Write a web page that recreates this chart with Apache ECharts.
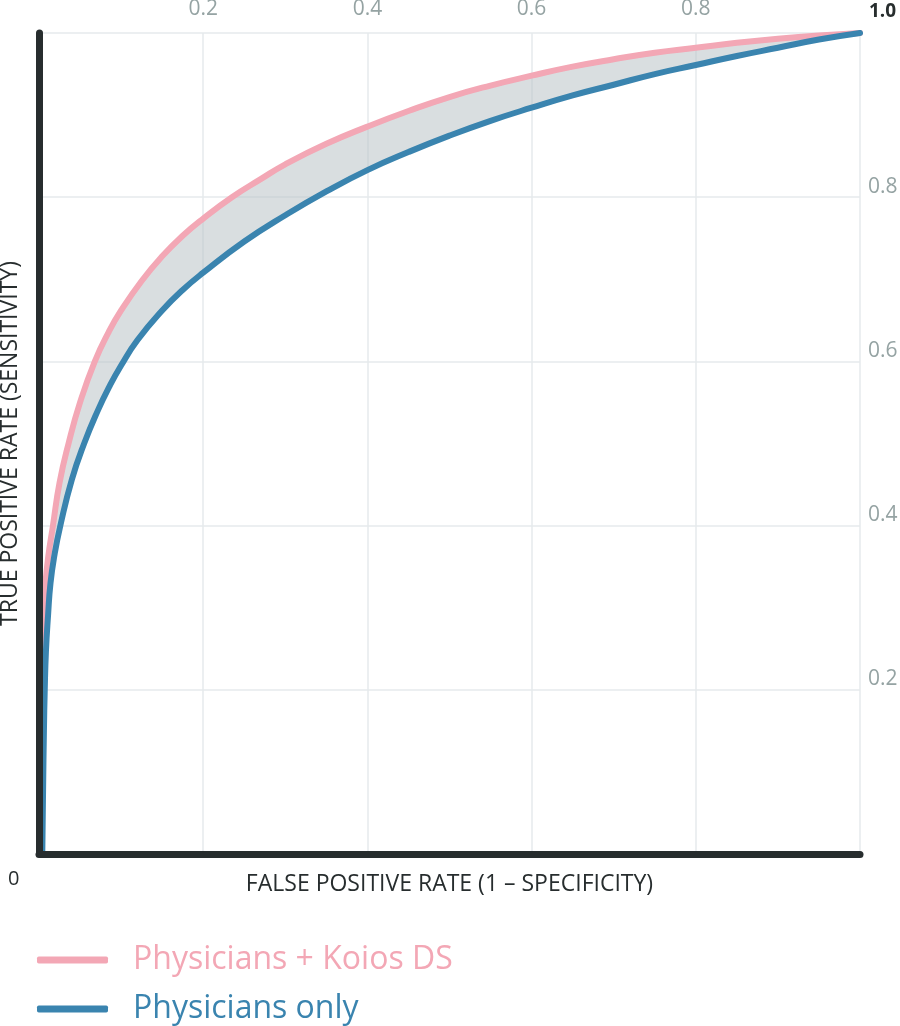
<!DOCTYPE html>
<html>
<head>
<meta charset="utf-8">
<title>ROC curve</title>
<script src="https://cdn.jsdelivr.net/npm/echarts@6/dist/echarts.min.js"></script>
<style>
  html, body { margin: 0; padding: 0; background: #fff; }
  #chart { width: 900px; height: 1026px; }
</style>
</head>
<body>
<div id="chart"></div>
<script>
// 数据：横轴 FPR，纵轴 TPR
const koiosFpr = [0, 0.002, 0.004, 0.007, 0.011, 0.017, 0.025, 0.036, 0.05, 0.068, 0.085, 0.1, 0.125, 0.15, 0.175, 0.2, 0.235, 0.27, 0.3, 0.35, 0.4, 0.45, 0.5, 0.55, 0.6, 0.65, 0.7, 0.75, 0.8, 0.85, 0.9, 0.95, 1]
const koiosTpr = [0, 0.22, 0.28, 0.32, 0.36, 0.40, 0.452, 0.50, 0.55, 0.60, 0.636, 0.662, 0.698, 0.728, 0.753, 0.774, 0.80, 0.822, 0.84, 0.865, 0.886, 0.905, 0.922, 0.936, 0.948, 0.959, 0.968, 0.976, 0.982, 0.988, 0.993, 0.997, 1]

const physFpr = [0.004, 0.005, 0.006, 0.007, 0.0085, 0.011, 0.014, 0.019, 0.026, 0.04, 0.055, 0.072, 0.085, 0.1, 0.12, 0.15, 0.175, 0.2, 0.25, 0.3, 0.35, 0.4, 0.45, 0.5, 0.55, 0.6, 0.65, 0.7, 0.75, 0.8, 0.85, 0.9, 0.95, 1]
const physTpr = [0, 0.08, 0.15, 0.2, 0.248, 0.29, 0.33, 0.365, 0.40, 0.456, 0.50, 0.541, 0.568, 0.595, 0.626, 0.662, 0.687, 0.708, 0.746, 0.778, 0.807, 0.833, 0.855, 0.875, 0.893, 0.909, 0.924, 0.937, 0.95, 0.961, 0.972, 0.982, 0.992, 1]

const tickValues = [0.2, 0.4, 0.6, 0.8]
const seriesNames = ['Physicians + Koios DS', 'Physicians only']

const pink = '#f3a7b5'
const blue = '#3a84af'
const dark = '#272d2e'
const tickGray = '#95a3a3'
const font = 'Open Sans'

const koiosData = koiosFpr.map((x, i) => [x, koiosTpr[i]])
const physData = physFpr.map((x, i) => [x, physTpr[i]])

const chart = echarts.init(document.getElementById('chart'))

const baseAxis = {
  type: 'value',
  min: 0,
  max: 1,
  interval: 0.2
}

const tickFormatter = v => (tickValues.some(t => Math.abs(t - v) < 1e-6) ? v.toFixed(1) : '')

const option = {
  animation: false,
  textStyle: { fontFamily: font },
  grid: { left: 39, right: 40, top: 33, bottom: 172, outerBoundsMode: 'none' },
  legend: {
    orient: 'vertical',
    left: 37,
    top: 943,
    padding: 0,
    icon: 'roundRect',
    itemWidth: 71,
    itemHeight: 7,
    itemGap: 15,
    selectedMode: false,
    textStyle: { fontSize: 32, lineHeight: 34, padding: [0, 0, 0, 20], fontFamily: font },
    data: [
      { name: seriesNames[0], textStyle: { color: pink } },
      { name: seriesNames[1], textStyle: { color: blue } }
    ]
  },
  xAxis: [
    // 底部：粗轴线 + 名称
    {
      ...baseAxis,
      position: 'bottom',
      z: 10,
      name: 'FALSE POSITIVE RATE (1 – SPECIFICITY)',
      nameLocation: 'middle',
      nameGap: 19,
      nameTextStyle: { color: dark, fontSize: 23, fontFamily: font, verticalAlign: 'top' },
      axisLine: { show: true, onZero: false, lineStyle: { color: dark, width: 7, cap: 'round' } },
      axisTick: { show: false },
      axisLabel: { show: false },
      splitLine: { show: false }
    },
    // 顶部：刻度文字 + 网格
    {
      ...baseAxis,
      position: 'top',
      axisLine: { show: false },
      axisTick: { show: false },
      axisLabel: {
        show: true,
        margin: 13,
        color: tickGray,
        fontSize: 21,
        fontFamily: font,
        formatter: tickFormatter
      },
      splitLine: { show: true, lineStyle: { color: '#e6eaed', width: 1.5 } }
    }
  ],
  yAxis: [
    {
      ...baseAxis,
      position: 'left',
      z: 10,
      name: 'TRUE POSITIVE RATE (SENSITIVITY)',
      nameLocation: 'middle',
      nameGap: 17,
      nameRotate: 90,
      nameTextStyle: { color: dark, fontSize: 23, fontFamily: font },
      axisLine: { show: true, onZero: false, lineStyle: { color: dark, width: 7, cap: 'round' } },
      axisTick: { show: false },
      axisLabel: { show: false },
      splitLine: { show: false }
    },
    {
      ...baseAxis,
      position: 'right',
      axisLine: { show: false },
      axisTick: { show: false },
      axisLabel: {
        show: true,
        margin: 8,
        verticalAlign: 'bottom',
        color: tickGray,
        fontSize: 21,
        fontFamily: font,
        formatter: tickFormatter
      },
      splitLine: { show: true, lineStyle: { color: '#e6eaed', width: 1.5 } }
    }
  ],
  series: [
    // 两条曲线之间的灰色带
    {
      type: 'custom',
      xAxisIndex: 0,
      yAxisIndex: 0,
      z: 1,
      silent: true,
      clip: true,
      data: [0],
      renderItem: (params, api) => {
        const pts = koiosData.map(p => api.coord(p))
          .concat(physData.slice().reverse().map(p => api.coord(p)))
        return {
          type: 'polygon',
          shape: { points: pts, smooth: 0.3 },
          style: { fill: 'rgba(186,194,199,0.55)' }
        }
      }
    },
    {
      name: seriesNames[0],
      type: 'line',
      xAxisIndex: 0,
      yAxisIndex: 0,
      z: 3,
      data: koiosData,
      smooth: 0.5,
      symbol: 'none',
      itemStyle: { color: pink },
      lineStyle: { color: pink, width: 6, cap: 'round' }
    },
    {
      name: seriesNames[1],
      type: 'line',
      xAxisIndex: 0,
      yAxisIndex: 0,
      z: 4,
      data: physData,
      smooth: 0.5,
      symbol: 'none',
      itemStyle: { color: blue },
      lineStyle: { color: blue, width: 6, cap: 'round' }
    }
  ]
}

chart.setOption(option)

// 角上的 0 和 1.0
const origin = chart.convertToPixel({ gridIndex: 0 }, [0, 0])
const corner = chart.convertToPixel({ gridIndex: 0 }, [1, 1])
chart.setOption({
  graphic: [
    {
      type: 'text',
      x: origin[0] - 31,
      y: origin[1] + 15,
      style: { text: '0', fill: dark, font: '20px "' + font + '"' }
    },
    {
      type: 'text',
      x: corner[0] + 9,
      y: corner[1] - 31,
      style: { text: '1.0', fill: dark, font: 'bold 19px "' + font + '"' }
    }
  ]
})
</script>
</body>
</html>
══════════
== What is asked ==
Reproduce the full listing faithfully, but do not carry over any pictures.

== Complete answer ==
Write a web page that recreates this chart with Apache ECharts.
<!DOCTYPE html>
<html>
<head>
<meta charset="utf-8">
<title>ROC curve</title>
<script src="https://cdn.jsdelivr.net/npm/echarts@6/dist/echarts.min.js"></script>
<style>
  html, body { margin: 0; padding: 0; background: #fff; }
  #chart { width: 900px; height: 1026px; }
</style>
</head>
<body>
<div id="chart"></div>
<script>
// 数据：横轴 FPR，纵轴 TPR
const koiosFpr = [0, 0.002, 0.004, 0.007, 0.011, 0.017, 0.025, 0.036, 0.05, 0.068, 0.085, 0.1, 0.125, 0.15, 0.175, 0.2, 0.235, 0.27, 0.3, 0.35, 0.4, 0.45, 0.5, 0.55, 0.6, 0.65, 0.7, 0.75, 0.8, 0.85, 0.9, 0.95, 1]
const koiosTpr = [0, 0.22, 0.28, 0.32, 0.36, 0.40, 0.452, 0.50, 0.55, 0.60, 0.636, 0.662, 0.698, 0.728, 0.753, 0.774, 0.80, 0.822, 0.84, 0.865, 0.886, 0.905, 0.922, 0.936, 0.948, 0.959, 0.968, 0.976, 0.982, 0.988, 0.993, 0.997, 1]

const physFpr = [0.004, 0.005, 0.006, 0.007, 0.0085, 0.011, 0.014, 0.019, 0.026, 0.04, 0.055, 0.072, 0.085, 0.1, 0.12, 0.15, 0.175, 0.2, 0.25, 0.3, 0.35, 0.4, 0.45, 0.5, 0.55, 0.6, 0.65, 0.7, 0.75, 0.8, 0.85, 0.9, 0.95, 1]
const physTpr = [0, 0.08, 0.15, 0.2, 0.248, 0.29, 0.33, 0.365, 0.40, 0.456, 0.50, 0.541, 0.568, 0.595, 0.626, 0.662, 0.687, 0.708, 0.746, 0.778, 0.807, 0.833, 0.855, 0.875, 0.893, 0.909, 0.924, 0.937, 0.95, 0.961, 0.972, 0.982, 0.992, 1]

const tickValues = [0.2, 0.4, 0.6, 0.8]
const seriesNames = ['Physicians + Koios DS', 'Physicians only']

const pink = '#f3a7b5'
const blue = '#3a84af'
const dark = '#272d2e'
const tickGray = '#95a3a3'
const font = 'Open Sans'

const koiosData = koiosFpr.map((x, i) => [x, koiosTpr[i]])
const physData = physFpr.map((x, i) => [x, physTpr[i]])

const chart = echarts.init(document.getElementById('chart'))

const baseAxis = {
  type: 'value',
  min: 0,
  max: 1,
  interval: 0.2
}

const tickFormatter = v => (tickValues.some(t => Math.abs(t - v) < 1e-6) ? v.toFixed(1) : '')

const option = {
  animation: false,
  textStyle: { fontFamily: font },
  grid: { left: 39, right: 40, top: 33, bottom: 172, outerBoundsMode: 'none' },
  legend: {
    orient: 'vertical',
    left: 37,
    top: 943,
    padding: 0,
    icon: 'roundRect',
    itemWidth: 71,
    itemHeight: 7,
    itemGap: 15,
    selectedMode: false,
    textStyle: { fontSize: 32, lineHeight: 34, padding: [0, 0, 0, 20], fontFamily: font },
    data: [
      { name: seriesNames[0], textStyle: { color: pink } },
      { name: seriesNames[1], textStyle: { color: blue } }
    ]
  },
  xAxis: [
    // 底部：粗轴线 + 名称
    {
      ...baseAxis,
      position: 'bottom',
      z: 10,
      name: 'FALSE POSITIVE RATE (1 – SPECIFICITY)',
      nameLocation: 'middle',
      nameGap: 19,
      nameTextStyle: { color: dark, fontSize: 23, fontFamily: font, verticalAlign: 'top' },
      axisLine: { show: true, onZero: false, lineStyle: { color: dark, width: 7, cap: 'round' } },
      axisTick: { show: false },
      axisLabel: { show: false },
      splitLine: { show: false }
    },
    // 顶部：刻度文字 + 网格
    {
      ...baseAxis,
      position: 'top',
      axisLine: { show: false },
      axisTick: { show: false },
      axisLabel: {
        show: true,
        margin: 13,
        color: tickGray,
        fontSize: 21,
        fontFamily: font,
        formatter: tickFormatter
      },
      splitLine: { show: true, lineStyle: { color: '#e6eaed', width: 1.5 } }
    }
  ],
  yAxis: [
    {
      ...baseAxis,
      position: 'left',
      z: 10,
      name: 'TRUE POSITIVE RATE (SENSITIVITY)',
      nameLocation: 'middle',
      nameGap: 17,
      nameRotate: 90,
      nameTextStyle: { color: dark, fontSize: 23, fontFamily: font },
      axisLine: { show: true, onZero: false, lineStyle: { color: dark, width: 7, cap: 'round' } },
      axisTick: { show: false },
      axisLabel: { show: false },
      splitLine: { show: false }
    },
    {
      ...baseAxis,
      position: 'right',
      axisLine: { show: false },
      axisTick: { show: false },
      axisLabel: {
        show: true,
        margin: 8,
        verticalAlign: 'bottom',
        color: tickGray,
        fontSize: 21,
        fontFamily: font,
        formatter: tickFormatter
      },
      splitLine: { show: true, lineStyle: { color: '#e6eaed', width: 1.5 } }
    }
  ],
  series: [
    // 两条曲线之间的灰色带
    {
      type: 'custom',
      xAxisIndex: 0,
      yAxisIndex: 0,
      z: 1,
      silent: true,
      clip: true,
      data: [0],
      renderItem: (params, api) => {
        const pts = koiosData.map(p => api.coord(p))
          .concat(physData.slice().reverse().map(p => api.coord(p)))
        return {
          type: 'polygon',
          shape: { points: pts, smooth: 0.3 },
          style: { fill: 'rgba(186,194,199,0.55)' }
        }
      }
    },
    {
      name: seriesNames[0],
      type: 'line',
      xAxisIndex: 0,
      yAxisIndex: 0,
      z: 3,
      data: koiosData,
      smooth: 0.5,
      symbol: 'none',
      itemStyle: { color: pink },
      lineStyle: { color: pink, width: 6, cap: 'round' }
    },
    {
      name: seriesNames[1],
      type: 'line',
      xAxisIndex: 0,
      yAxisIndex: 0,
      z: 4,
      data: physData,
      smooth: 0.5,
      symbol: 'none',
      itemStyle: { color: blue },
      lineStyle: { color: blue, width: 6, cap: 'round' }
    }
  ]
}

chart.setOption(option)

// 角上的 0 和 1.0
const origin = chart.convertToPixel({ gridIndex: 0 }, [0, 0])
const corner = chart.convertToPixel({ gridIndex: 0 }, [1, 1])
chart.setOption({
  graphic: [
    {
      type: 'text',
      x: origin[0] - 31,
      y: origin[1] + 15,
      style: { text: '0', fill: dark, font: '20px "' + font + '"' }
    },
    {
      type: 'text',
      x: corner[0] + 9,
      y: corner[1] - 31,
      style: { text: '1.0', fill: dark, font: 'bold 19px "' + font + '"' }
    }
  ]
})
</script>
</body>
</html>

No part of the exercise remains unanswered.